Bards and buggy whips?

Will electronic media kill what the book buried?
Before we had the book, we had the bard, the minstrel, the storyteller. In the dark evenings, we hungered for them to be singing, chanting, reciting from memory, improvising a tale. The storyteller put his or her full body and spirit into portrayal, owning a room and whatever numbers there, directing the breath and heartbeat and emotion of those present -- those compelled to presence in a sacred moment.
No matter how engaging a book, it will never be as communal and magical as a storyteller's art. The most amazing theatrical production barely rivals its immediacy. A movie may bring you to the edge of your seat or make you laugh then cry -- but this is the apex of cinematic craft, not its ordinary expression.

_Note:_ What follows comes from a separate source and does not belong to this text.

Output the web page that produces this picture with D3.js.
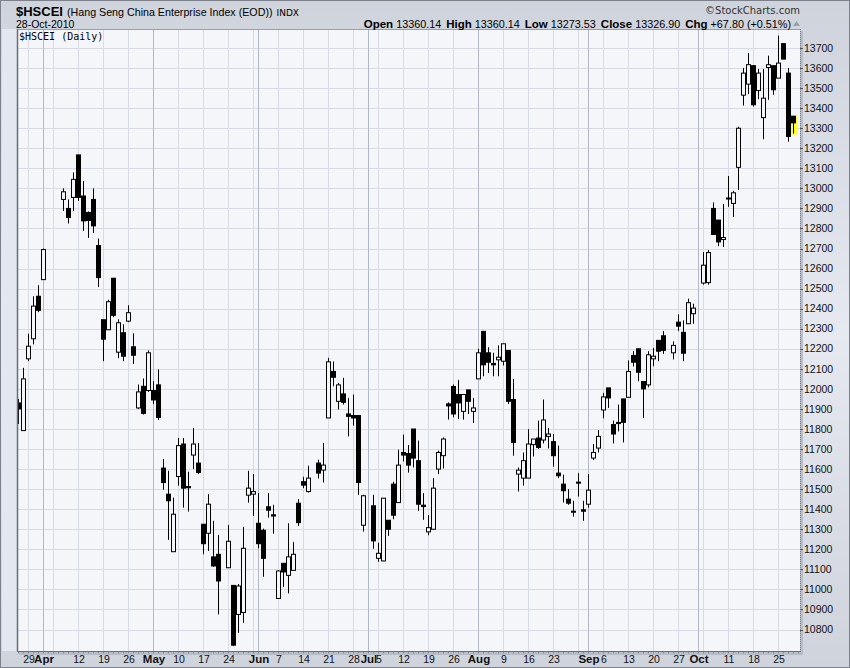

Today, the aesthetic of good-enough media makes the MP3 virtuously convenient and makes faithful recording (or live music!) less than necessary. Free media (whether through a download that deprives the artist of a living, or through a download that is given away) makes the leap from free to "paying for art" steep.
What the idea of the "long tail" seems to exclude is the idea that live performance can rarely compete with "good enough" recordings -- even more so, with performance that doesn't record well. Magicians, storytellers, mimes don't translate to electrons well. And if they don't translate to electrons well, then no one will include them in the online categories, and young people will not look for them.
The book reduced our yearning for live storytelling. But electronic media may well kill it.
Shava Nerad is licensed by the Cambridge Arts Council as a storyteller for street performance
- shava's blog
- Login or register to post comments

1 response to "Bards and buggy whips?"
1. Don't mourn performance just yet
I'm not ready to declare the death of performance just yet. In music in particular the end of mass sales of recordings is likely to lead to a new emphasis on performances. It won't be records that make bands money--a lot of them will give away recordings of their songs for free--it'll be concerts, small club shows and mass stadium spectacles--that people pay for.
I think it's arguable too that most social media emphasizes presence and performance, as long as "presence" means more than just physically in the same room. (Which isn't what's really important with the storyteller, is it? It isn't the fact that Homer's in the room with you. It's that Achilles is.)